● **Provided material**
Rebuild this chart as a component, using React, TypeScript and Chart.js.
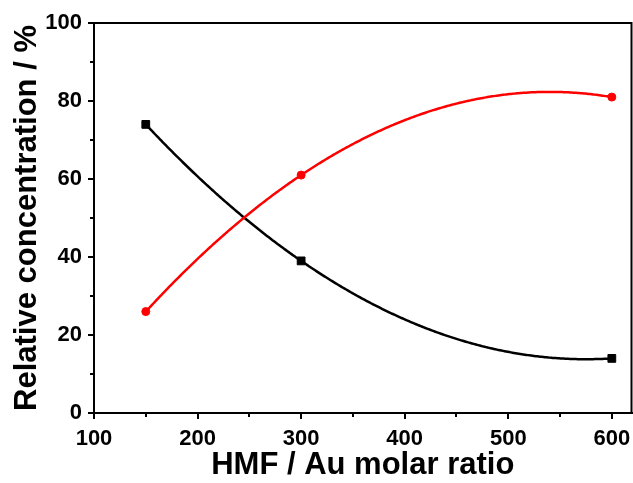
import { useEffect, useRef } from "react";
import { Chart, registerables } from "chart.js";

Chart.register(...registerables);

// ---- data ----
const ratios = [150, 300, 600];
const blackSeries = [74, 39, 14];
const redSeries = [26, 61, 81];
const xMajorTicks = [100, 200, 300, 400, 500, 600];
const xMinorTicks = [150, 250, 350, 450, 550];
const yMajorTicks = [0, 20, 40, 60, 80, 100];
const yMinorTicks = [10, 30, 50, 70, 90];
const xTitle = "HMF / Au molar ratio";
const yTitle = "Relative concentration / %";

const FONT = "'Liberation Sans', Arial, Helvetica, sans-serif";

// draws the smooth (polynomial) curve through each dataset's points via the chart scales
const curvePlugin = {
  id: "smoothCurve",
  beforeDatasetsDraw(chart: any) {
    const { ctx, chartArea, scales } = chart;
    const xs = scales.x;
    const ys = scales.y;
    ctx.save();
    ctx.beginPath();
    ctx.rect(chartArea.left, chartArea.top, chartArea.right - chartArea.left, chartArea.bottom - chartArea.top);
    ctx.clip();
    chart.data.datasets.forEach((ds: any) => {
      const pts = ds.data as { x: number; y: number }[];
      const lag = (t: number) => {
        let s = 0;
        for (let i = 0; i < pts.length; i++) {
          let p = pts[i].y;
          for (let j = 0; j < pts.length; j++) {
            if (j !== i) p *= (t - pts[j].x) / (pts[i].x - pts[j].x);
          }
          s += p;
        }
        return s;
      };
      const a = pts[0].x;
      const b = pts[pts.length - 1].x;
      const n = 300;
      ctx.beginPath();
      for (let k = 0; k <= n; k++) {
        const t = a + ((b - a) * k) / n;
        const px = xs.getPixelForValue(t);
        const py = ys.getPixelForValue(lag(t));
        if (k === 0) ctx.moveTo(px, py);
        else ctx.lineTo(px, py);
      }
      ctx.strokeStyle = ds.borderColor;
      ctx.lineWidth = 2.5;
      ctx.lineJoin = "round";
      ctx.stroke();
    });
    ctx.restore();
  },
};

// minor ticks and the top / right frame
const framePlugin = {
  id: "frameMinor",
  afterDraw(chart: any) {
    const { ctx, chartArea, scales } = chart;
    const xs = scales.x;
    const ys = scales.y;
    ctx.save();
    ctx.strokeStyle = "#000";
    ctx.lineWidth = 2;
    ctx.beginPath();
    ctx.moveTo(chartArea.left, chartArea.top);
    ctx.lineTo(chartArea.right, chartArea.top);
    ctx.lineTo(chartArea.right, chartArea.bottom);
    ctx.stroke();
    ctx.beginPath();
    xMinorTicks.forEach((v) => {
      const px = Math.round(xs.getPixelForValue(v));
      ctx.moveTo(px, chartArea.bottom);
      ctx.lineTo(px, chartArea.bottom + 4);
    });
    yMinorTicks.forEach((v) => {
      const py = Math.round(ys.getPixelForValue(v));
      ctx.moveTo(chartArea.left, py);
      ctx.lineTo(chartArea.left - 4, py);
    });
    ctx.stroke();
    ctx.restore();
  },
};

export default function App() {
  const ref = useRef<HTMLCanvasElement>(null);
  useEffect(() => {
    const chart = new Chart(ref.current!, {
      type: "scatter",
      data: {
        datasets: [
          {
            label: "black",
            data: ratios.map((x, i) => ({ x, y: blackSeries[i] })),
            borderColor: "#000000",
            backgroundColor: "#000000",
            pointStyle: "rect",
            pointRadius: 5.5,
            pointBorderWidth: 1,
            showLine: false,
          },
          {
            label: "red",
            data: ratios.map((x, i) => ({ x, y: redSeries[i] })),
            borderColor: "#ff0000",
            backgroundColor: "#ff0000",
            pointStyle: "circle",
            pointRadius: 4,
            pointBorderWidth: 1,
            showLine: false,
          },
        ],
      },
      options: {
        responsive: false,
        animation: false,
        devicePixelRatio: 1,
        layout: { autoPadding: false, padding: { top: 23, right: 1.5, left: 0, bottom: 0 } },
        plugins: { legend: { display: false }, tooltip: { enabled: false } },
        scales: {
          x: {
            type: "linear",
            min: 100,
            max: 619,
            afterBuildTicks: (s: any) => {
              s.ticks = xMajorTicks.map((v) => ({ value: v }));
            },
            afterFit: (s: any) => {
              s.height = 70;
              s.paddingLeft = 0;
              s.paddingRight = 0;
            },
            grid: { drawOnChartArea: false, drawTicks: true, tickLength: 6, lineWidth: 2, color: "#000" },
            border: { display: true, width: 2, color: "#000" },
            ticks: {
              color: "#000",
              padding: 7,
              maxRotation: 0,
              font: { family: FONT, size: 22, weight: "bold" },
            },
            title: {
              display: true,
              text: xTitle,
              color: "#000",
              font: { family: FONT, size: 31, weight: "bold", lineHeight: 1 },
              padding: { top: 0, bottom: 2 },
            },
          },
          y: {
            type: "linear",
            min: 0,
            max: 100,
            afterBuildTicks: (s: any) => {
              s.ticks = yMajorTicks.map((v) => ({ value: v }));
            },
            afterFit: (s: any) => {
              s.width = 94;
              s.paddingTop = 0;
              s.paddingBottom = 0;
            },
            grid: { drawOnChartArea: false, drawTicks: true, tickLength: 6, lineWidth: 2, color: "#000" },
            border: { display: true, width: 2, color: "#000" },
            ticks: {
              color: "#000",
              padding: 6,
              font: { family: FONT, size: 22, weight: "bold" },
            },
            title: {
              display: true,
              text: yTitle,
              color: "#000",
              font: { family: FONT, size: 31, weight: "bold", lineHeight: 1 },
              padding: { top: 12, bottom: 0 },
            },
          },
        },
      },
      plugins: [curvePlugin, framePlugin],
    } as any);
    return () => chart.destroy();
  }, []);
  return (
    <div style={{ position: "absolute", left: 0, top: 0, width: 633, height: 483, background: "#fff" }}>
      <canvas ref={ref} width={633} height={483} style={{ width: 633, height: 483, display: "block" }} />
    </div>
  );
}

● **What you should do**
Skip the pictures, then retype every line above exactly.

● **Answer to the problem**
Rebuild this chart as a component, using React, TypeScript and Chart.js.
import { useEffect, useRef } from "react";
import { Chart, registerables } from "chart.js";

Chart.register(...registerables);

// ---- data ----
const ratios = [150, 300, 600];
const blackSeries = [74, 39, 14];
const redSeries = [26, 61, 81];
const xMajorTicks = [100, 200, 300, 400, 500, 600];
const xMinorTicks = [150, 250, 350, 450, 550];
const yMajorTicks = [0, 20, 40, 60, 80, 100];
const yMinorTicks = [10, 30, 50, 70, 90];
const xTitle = "HMF / Au molar ratio";
const yTitle = "Relative concentration / %";

const FONT = "'Liberation Sans', Arial, Helvetica, sans-serif";

// draws the smooth (polynomial) curve through each dataset's points via the chart scales
const curvePlugin = {
  id: "smoothCurve",
  beforeDatasetsDraw(chart: any) {
    const { ctx, chartArea, scales } = chart;
    const xs = scales.x;
    const ys = scales.y;
    ctx.save();
    ctx.beginPath();
    ctx.rect(chartArea.left, chartArea.top, chartArea.right - chartArea.left, chartArea.bottom - chartArea.top);
    ctx.clip();
    chart.data.datasets.forEach((ds: any) => {
      const pts = ds.data as { x: number; y: number }[];
      const lag = (t: number) => {
        let s = 0;
        for (let i = 0; i < pts.length; i++) {
          let p = pts[i].y;
          for (let j = 0; j < pts.length; j++) {
            if (j !== i) p *= (t - pts[j].x) / (pts[i].x - pts[j].x);
          }
          s += p;
        }
        return s;
      };
      const a = pts[0].x;
      const b = pts[pts.length - 1].x;
      const n = 300;
      ctx.beginPath();
      for (let k = 0; k <= n; k++) {
        const t = a + ((b - a) * k) / n;
        const px = xs.getPixelForValue(t);
        const py = ys.getPixelForValue(lag(t));
        if (k === 0) ctx.moveTo(px, py);
        else ctx.lineTo(px, py);
      }
      ctx.strokeStyle = ds.borderColor;
      ctx.lineWidth = 2.5;
      ctx.lineJoin = "round";
      ctx.stroke();
    });
    ctx.restore();
  },
};

// minor ticks and the top / right frame
const framePlugin = {
  id: "frameMinor",
  afterDraw(chart: any) {
    const { ctx, chartArea, scales } = chart;
    const xs = scales.x;
    const ys = scales.y;
    ctx.save();
    ctx.strokeStyle = "#000";
    ctx.lineWidth = 2;
    ctx.beginPath();
    ctx.moveTo(chartArea.left, chartArea.top);
    ctx.lineTo(chartArea.right, chartArea.top);
    ctx.lineTo(chartArea.right, chartArea.bottom);
    ctx.stroke();
    ctx.beginPath();
    xMinorTicks.forEach((v) => {
      const px = Math.round(xs.getPixelForValue(v));
      ctx.moveTo(px, chartArea.bottom);
      ctx.lineTo(px, chartArea.bottom + 4);
    });
    yMinorTicks.forEach((v) => {
      const py = Math.round(ys.getPixelForValue(v));
      ctx.moveTo(chartArea.left, py);
      ctx.lineTo(chartArea.left - 4, py);
    });
    ctx.stroke();
    ctx.restore();
  },
};

export default function App() {
  const ref = useRef<HTMLCanvasElement>(null);
  useEffect(() => {
    const chart = new Chart(ref.current!, {
      type: "scatter",
      data: {
        datasets: [
          {
            label: "black",
            data: ratios.map((x, i) => ({ x, y: blackSeries[i] })),
            borderColor: "#000000",
            backgroundColor: "#000000",
            pointStyle: "rect",
            pointRadius: 5.5,
            pointBorderWidth: 1,
            showLine: false,
          },
          {
            label: "red",
            data: ratios.map((x, i) => ({ x, y: redSeries[i] })),
            borderColor: "#ff0000",
            backgroundColor: "#ff0000",
            pointStyle: "circle",
            pointRadius: 4,
            pointBorderWidth: 1,
            showLine: false,
          },
        ],
      },
      options: {
        responsive: false,
        animation: false,
        devicePixelRatio: 1,
        layout: { autoPadding: false, padding: { top: 23, right: 1.5, left: 0, bottom: 0 } },
        plugins: { legend: { display: false }, tooltip: { enabled: false } },
        scales: {
          x: {
            type: "linear",
            min: 100,
            max: 619,
            afterBuildTicks: (s: any) => {
              s.ticks = xMajorTicks.map((v) => ({ value: v }));
            },
            afterFit: (s: any) => {
              s.height = 70;
              s.paddingLeft = 0;
              s.paddingRight = 0;
            },
            grid: { drawOnChartArea: false, drawTicks: true, tickLength: 6, lineWidth: 2, color: "#000" },
            border: { display: true, width: 2, color: "#000" },
            ticks: {
              color: "#000",
              padding: 7,
              maxRotation: 0,
              font: { family: FONT, size: 22, weight: "bold" },
            },
            title: {
              display: true,
              text: xTitle,
              color: "#000",
              font: { family: FONT, size: 31, weight: "bold", lineHeight: 1 },
              padding: { top: 0, bottom: 2 },
            },
          },
          y: {
            type: "linear",
            min: 0,
            max: 100,
            afterBuildTicks: (s: any) => {
              s.ticks = yMajorTicks.map((v) => ({ value: v }));
            },
            afterFit: (s: any) => {
              s.width = 94;
              s.paddingTop = 0;
              s.paddingBottom = 0;
            },
            grid: { drawOnChartArea: false, drawTicks: true, tickLength: 6, lineWidth: 2, color: "#000" },
            border: { display: true, width: 2, color: "#000" },
            ticks: {
              color: "#000",
              padding: 6,
              font: { family: FONT, size: 22, weight: "bold" },
            },
            title: {
              display: true,
              text: yTitle,
              color: "#000",
              font: { family: FONT, size: 31, weight: "bold", lineHeight: 1 },
              padding: { top: 12, bottom: 0 },
            },
          },
        },
      },
      plugins: [curvePlugin, framePlugin],
    } as any);
    return () => chart.destroy();
  }, []);
  return (
    <div style={{ position: "absolute", left: 0, top: 0, width: 633, height: 483, background: "#fff" }}>
      <canvas ref={ref} width={633} height={483} style={{ width: 633, height: 483, display: "block" }} />
    </div>
  );
}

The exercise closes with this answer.